O coronel Lula de Holanda, senhor de engenho inepto e decadente, o mestre José Amaro, seleiro pobre e orgulhoso, e Vitorino Carneiro da Cunha, o papa-rabo, herói quixotesco, defensor estabanado dos oprimidos. É Vitorino, misto de Dom Quixote e Sancho Pança, em suas andanças e na sua busca ingênua de justiça, quem estabelece as relações entre todas as personagens, servindo como ponto central da narrativa.

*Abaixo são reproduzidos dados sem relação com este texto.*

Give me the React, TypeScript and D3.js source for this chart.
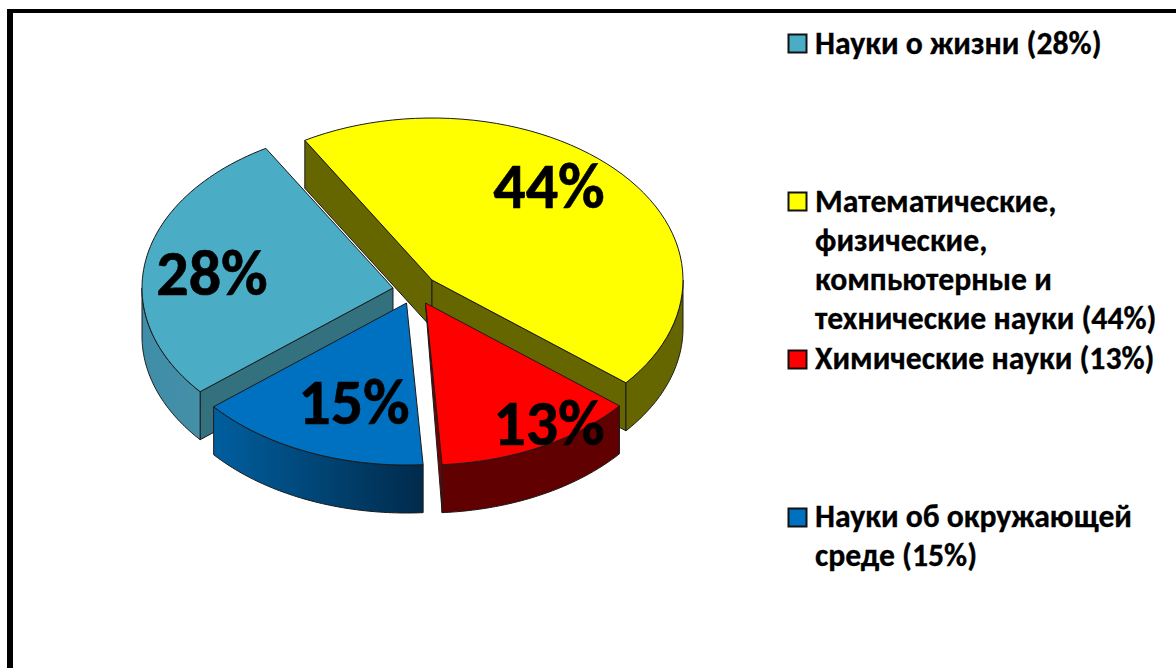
import React from 'react';
import * as d3 from 'd3';

const categories = ['Науки о жизни', 'Математические, физические, компьютерные и технические науки', 'Химические науки', 'Науки об окружающей среде'];
const values = [27.6, 44.4, 13, 15];
const percentLabels = ['28%', '44%', '13%', '15%'];
const topColors = ['#4bacc6', '#ffff00', '#ff0000', '#0070c0'];
const legendLines = [
  ['Науки о жизни (28%)'],
  ['Математические,', 'физические,', 'компьютерные и', 'технические науки (44%)'],
  ['Химические науки (13%)'],
  ['Науки об окружающей', 'среде (15%)'],
];

const W = 1176, H = 668;
const RX = 251, RY = 162, DEPTH = 48;
const apex = [[393, 288], [432, 280], [425.5, 303], [406.5, 303]];
const labelPos = [[212, 295], [549, 208], [549, 445], [354, 424]];
const swatchY = [34, 192, 350, 508];
const legendBase = [[54], [212, 251, 290, 329], [369], [527, 566]];
const drawOrder = [1, 0, 3, 2];
const FONT = "Carlito, Calibri, Lato, 'Open Sans', sans-serif";

const pie = d3.pie<number>().sort(null).startAngle((230.2 / 180) * Math.PI).endAngle((230.2 / 180) * Math.PI + 2 * Math.PI);
const arcs = pie(values);

const pt = (i: number, t: number, dz = 0): [number, number] => [apex[i][0] + RX * Math.sin(t), apex[i][1] - RY * Math.cos(t) + dz];
const line = d3.line<[number, number]>();
const sample = (a: number, b: number) => d3.range(61).map((k) => a + ((b - a) * k) / 60);

function topPath(i: number) {
  const { startAngle: a, endAngle: b } = arcs[i];
  return line([[apex[i][0], apex[i][1]], ...sample(a, b).map((t) => pt(i, t))]) + 'Z';
}
function outerWall(i: number) {
  const { startAngle: a, endAngle: b } = arcs[i];
  const pi = Math.PI;
  // visible part of the rim: the front half of the ellipse, in either turn
  const shift = a > 1.5 * pi ? 2 * pi : 0;
  const lo = Math.max(a - shift, pi / 2), hi = Math.min(b - shift, 1.5 * pi);
  if (lo >= hi) return null;
  const s = sample(lo, hi);
  return line([...s.map((t) => pt(i, t)), ...s.slice().reverse().map((t) => pt(i, t, DEPTH))]) + 'Z';
}
function radialWall(i: number, t: number) {
  const [ax, ay] = apex[i];
  return line([[ax, ay], pt(i, t), pt(i, t, DEPTH), [ax, ay + DEPTH]]) + 'Z';
}
function sliverWall(i: number, t: number) {
  const [ax, ay] = apex[i];
  return line([[ax, ay], pt(i, t), pt(i, t, DEPTH), [ax + 1, ay + 14]]) + 'Z';
}

const wallFill = ['url(#tealWall)', '#666600', '#600000', 'url(#blueWall)'];
const radialFill = ['#34717f', '#666600', '#7a0000', '#005a96'];
const edge = { stroke: '#1a1a1a', strokeWidth: 1, strokeLinejoin: 'round' as const };

export default function App() {
  return (
    <svg width={W} height={H} viewBox={`0 0 ${W} ${H}`} style={{ position: 'absolute', left: 0, top: 0, background: '#fff' }} aria-label={categories.join(', ')}>
      <defs>
        <linearGradient id="tealWall" gradientUnits="userSpaceOnUse" x1={141} x2={200} y1={0} y2={0}>
          <stop offset="0" stopColor="#3f8da8" />
          <stop offset="1" stopColor="#458fa8" />
        </linearGradient>
        <linearGradient id="blueWall" gradientUnits="userSpaceOnUse" x1={213} x2={424} y1={0} y2={0}>
          <stop offset="0" stopColor="#005f9f" />
          <stop offset="1" stopColor="#012a4b" />
        </linearGradient>
      </defs>
      <rect x={7} y={9} width={W} height={4} fill="#000" />
      <rect x={7} y={9} width={6} height={H} fill="#000" />
      {drawOrder.map((i) => {
        const wall = outerWall(i);
        return (
          <g key={i}>
            {i === 1 && <path d={radialWall(i, arcs[i].startAngle)} fill={radialFill[i]} {...edge} />}
            {i === 1 && <path d={radialWall(i, arcs[i].endAngle)} fill={radialFill[i]} {...edge} />}
            {i === 0 && <path d={radialWall(i, arcs[i].startAngle)} fill={radialFill[i]} {...edge} />}
            {i === 2 && <path d={sliverWall(i, arcs[i].endAngle)} fill={radialFill[i]} {...edge} />}
            {wall && <path d={wall} fill={wallFill[i]} {...edge} />}
            <path d={topPath(i)} fill={topColors[i]} {...edge} />
          </g>
        );
      })}
      {percentLabels.map((s, i) => (
        <text key={s} x={labelPos[i][0]} y={labelPos[i][1]} textAnchor="middle" fontFamily={FONT} fontWeight={700} fontSize={64} fill="#000" stroke="#000" strokeWidth={0.6}>
          {s}
        </text>
      ))}
      {legendLines.map((lines, i) => (
        <g key={i}>
          <rect x={788.5} y={swatchY[i] + 0.5} width={18} height={18} fill={topColors[i]} stroke="#111" strokeWidth={2} />
          {lines.map((l, j) => (
            <text key={l} x={815} y={legendBase[i][j]} fontFamily={FONT} fontWeight={700} fontSize={31.7} fill="#000" stroke="#000" strokeWidth={0.3}>
              {l}
            </text>
          ))}
        </g>
      ))}
    </svg>
  );
}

Primeira Parte: O Mestre José Amaro

A primeira parte do romance centra-se na casa, à beira da estrada no engenho Santa Fé, do Mestre José Amaro, seleiro orgulhoso e machista, que recusa-se a ser dominado por qualquer um, só trabalha para quem escolhe e admira o cangaceiro Antônio Silvino.

Boa parte deste trecho da obra se constrói através dos diálogos travados por José Amaro com os passantes. Entre estes está o compadre Vitorino Carneiro da Cunha, apelidado pelas crianças de Papa-rabo. O Mestre irrita-se com o Coronel Lula de Holanda, dono das terras em que mora, e que sempre vê cruzando a estrada em seu cabriolé, sem jamais parar para cumprimentá-lo.

Vai adiando, portanto, atender ao chamado do Coronel para que vá com ele conversar na casa grande. Vemos o lento processo de enlouquecimento de Marta, sua filha, em quem José Amaro bate para tentar curar.

O Mestre recebe uma encomenda de compras de Antônio Silvino e sente-se muito orgulhoso em poder ajudá-lo. Seu caráter fechado e ranzinza vale-lhe a fama de se transformar em “lobisomem”, e as pessoas temem encontrar com ele à noite. Por fim, tem que mandar a filha para o hospício em Recife e acaba por atender ao chamado do coronel Lula, que lhe ordena que se retire de suas terras.